_Prompt_
Your task is to quote the listing below exactly, beginning with its first line and ending on the line bearing "import numpy as np".

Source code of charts
★ ★ ★

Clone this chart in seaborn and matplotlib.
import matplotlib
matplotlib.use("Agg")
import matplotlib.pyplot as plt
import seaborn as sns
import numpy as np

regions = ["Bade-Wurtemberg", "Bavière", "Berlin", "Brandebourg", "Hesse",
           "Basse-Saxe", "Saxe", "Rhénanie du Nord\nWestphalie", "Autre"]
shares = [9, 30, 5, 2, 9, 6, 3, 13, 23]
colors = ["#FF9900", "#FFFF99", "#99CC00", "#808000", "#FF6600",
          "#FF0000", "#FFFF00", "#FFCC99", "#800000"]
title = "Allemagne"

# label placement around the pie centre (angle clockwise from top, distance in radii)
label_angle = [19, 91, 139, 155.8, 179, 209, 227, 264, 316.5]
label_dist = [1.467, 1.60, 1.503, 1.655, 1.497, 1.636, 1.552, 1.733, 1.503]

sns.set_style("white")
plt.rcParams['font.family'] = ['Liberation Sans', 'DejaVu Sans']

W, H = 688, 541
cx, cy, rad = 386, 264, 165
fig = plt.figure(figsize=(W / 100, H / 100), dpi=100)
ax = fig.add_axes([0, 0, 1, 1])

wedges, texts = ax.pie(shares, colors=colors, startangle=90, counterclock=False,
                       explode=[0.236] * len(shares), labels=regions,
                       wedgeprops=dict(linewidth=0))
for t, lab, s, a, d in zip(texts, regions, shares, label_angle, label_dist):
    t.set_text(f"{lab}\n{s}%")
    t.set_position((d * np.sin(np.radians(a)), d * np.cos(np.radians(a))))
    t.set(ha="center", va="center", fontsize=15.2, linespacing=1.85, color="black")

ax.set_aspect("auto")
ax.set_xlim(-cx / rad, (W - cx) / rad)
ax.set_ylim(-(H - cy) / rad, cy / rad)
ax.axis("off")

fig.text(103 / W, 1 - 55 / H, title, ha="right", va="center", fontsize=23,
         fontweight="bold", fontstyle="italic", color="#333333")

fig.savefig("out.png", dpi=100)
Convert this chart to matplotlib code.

★ ★ ★

_Expected answer_
Clone this chart in seaborn and matplotlib.
import matplotlib
matplotlib.use("Agg")
import matplotlib.pyplot as plt
import seaborn as sns
import numpy as np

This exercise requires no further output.